Here are a few questions on complexity and search engines--mostly to check what got through. You are required to
1. My friend was asked by his boss to come up with an efficient algorithm for a time-tabling problem for the company.
My friend was unable to come up with anything that runs in less than exponential time. He wanted to convince his boss that
no one else could have done any better. He went and told the boss this: "Look, this time-tabling problem can be easily (i.e., in polynomial time)
converted into a boolean satisfiability problem. Now, it is well known that boolean satisfiability is an NP-Complete problem (i.e., it is one of 'em
monster problems in class NP). So it is no bloody surprise that I am unable to come up with anything other than an exponential algorithm".
What do you think of my friends' reasoning?
2. Explain why the arguments based on reductions to/from NP-complete problems is needed? Can't we just prove that a problem can't have anything
other than exponential (or polynomial) solution? Do you know of any famous problems that were thought to be exponential for a long time until someone found a polynomial algorithm?
3. One of the CSE faculty members used to have a bunch of magnetic words stuck to his (then metallic) doors. All the students passing by will try to arrange the magnetic words to make interesting english messages. If we assume that each student was making it a point to use *all* the words in his/her message, then what would the bag-of-words similarity measures say about the pair-wise difference among those messages? Considering that I told you that search engines use these as the default similarity metrics, what does it make you think about the intelligence of search engines?

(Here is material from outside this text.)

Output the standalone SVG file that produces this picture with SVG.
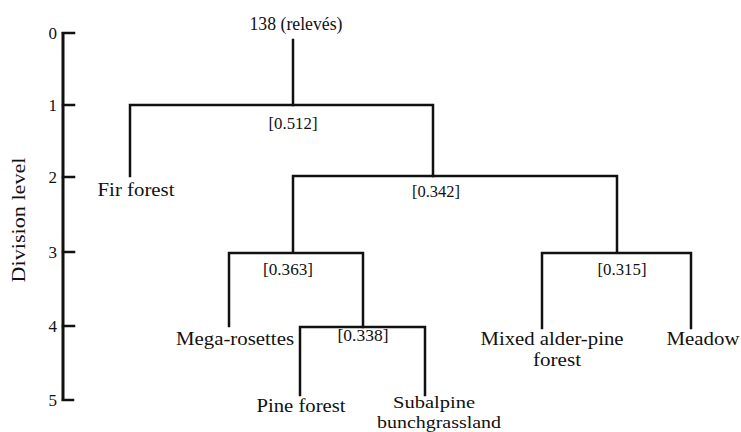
<svg xmlns="http://www.w3.org/2000/svg" width="741" height="432" viewBox="0 0 741 432">
<style>
text{font-family:"Liberation Serif","Times New Roman",serif;fill:#111}
.lbl{font-size:19px;text-anchor:middle}
.sm{font-size:17px}
.num{font-size:16.5px;text-anchor:middle}
.tick{font-size:17px;text-anchor:end}
.ln{stroke:#111;stroke-width:2.5;fill:none;stroke-linecap:square}
.ax{stroke:#111;stroke-width:3;fill:none}
</style>
<rect width="741" height="432" fill="#fff"/>
<g id="axis">
<path class="ax" d="M63 32V401"/>
<path class="ln" d="M63 33H74M63 105H74M63 177H74M63 252H74M63 326H74M63 400H73"/>
<text class="tick" x="57" y="39">0</text>
<text class="tick" x="57" y="111">1</text>
<text class="tick" x="57" y="183">2</text>
<text class="tick" x="57" y="258">3</text>
<text class="tick" x="57" y="332">4</text>
<text class="tick" x="57" y="406">5</text>
<text class="lbl" transform="translate(25,220) rotate(-90)" textLength="125" lengthAdjust="spacingAndGlyphs">Division level</text>
</g>
<g id="connectors">
<path class="ln" d="M293 40V105"/>
<path class="ln" d="M130 176V105H433V176"/>
<path class="ln" d="M293 252V176H617V252"/>
<path class="ln" d="M229 326V253H363V327"/>
<path class="ln" d="M300 395V327H425V395"/>
<path class="ln" d="M542 328V253H691V328"/>
</g>
<g id="root"><text class="lbl" x="296" y="30" textLength="93" lengthAdjust="spacingAndGlyphs">138 (relevés)</text></g>
<g id="split1"><text class="num" x="293" y="129" textLength="49" lengthAdjust="spacingAndGlyphs">[0.512]</text></g>
<g id="fir"><text class="lbl" x="136" y="196" textLength="77" lengthAdjust="spacingAndGlyphs">Fir forest</text></g>
<g id="split2"><text class="num" x="436" y="197" textLength="48" lengthAdjust="spacingAndGlyphs">[0.342]</text></g>
<g id="split3a"><text class="num" x="288" y="275" textLength="50" lengthAdjust="spacingAndGlyphs">[0.363]</text></g>
<g id="split3b"><text class="num" x="622" y="275" textLength="49" lengthAdjust="spacingAndGlyphs">[0.315]</text></g>
<g id="mega"><text class="lbl" x="235" y="345" textLength="118" lengthAdjust="spacingAndGlyphs">Mega-rosettes</text></g>
<g id="split4"><text class="num" x="363" y="341" textLength="51" lengthAdjust="spacingAndGlyphs">[0.338]</text></g>
<g id="mixed"><text class="lbl" x="552" y="345" textLength="143" lengthAdjust="spacingAndGlyphs">Mixed alder-pine</text><text class="lbl" x="557" y="366" textLength="48" lengthAdjust="spacingAndGlyphs">forest</text></g>
<g id="meadow"><text class="lbl" x="703" y="345" textLength="73" lengthAdjust="spacingAndGlyphs">Meadow</text></g>
<g id="pine"><text class="lbl" x="301" y="412" textLength="89" lengthAdjust="spacingAndGlyphs">Pine forest</text></g>
<g id="subalpine"><text class="lbl sm" x="434" y="408" textLength="82" lengthAdjust="spacingAndGlyphs">Subalpine</text><text class="lbl sm" x="439" y="428" textLength="124" lengthAdjust="spacingAndGlyphs">bunchgrassland</text></g>
</svg>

4. Suppose I have a document D1: "Rao is a happy chap" I make another document D2 by copying all the text from D1 and pasting it 2 times into D2 (so D2 is
"Rao is a happy chap Rao is a happy chap"). What will the bag similarity metric say about the similarity between D1 and D2? What will the cosine-theta (or vector) similarity metric
say about the similarity between D1 and D2? Which do you think is better for this case?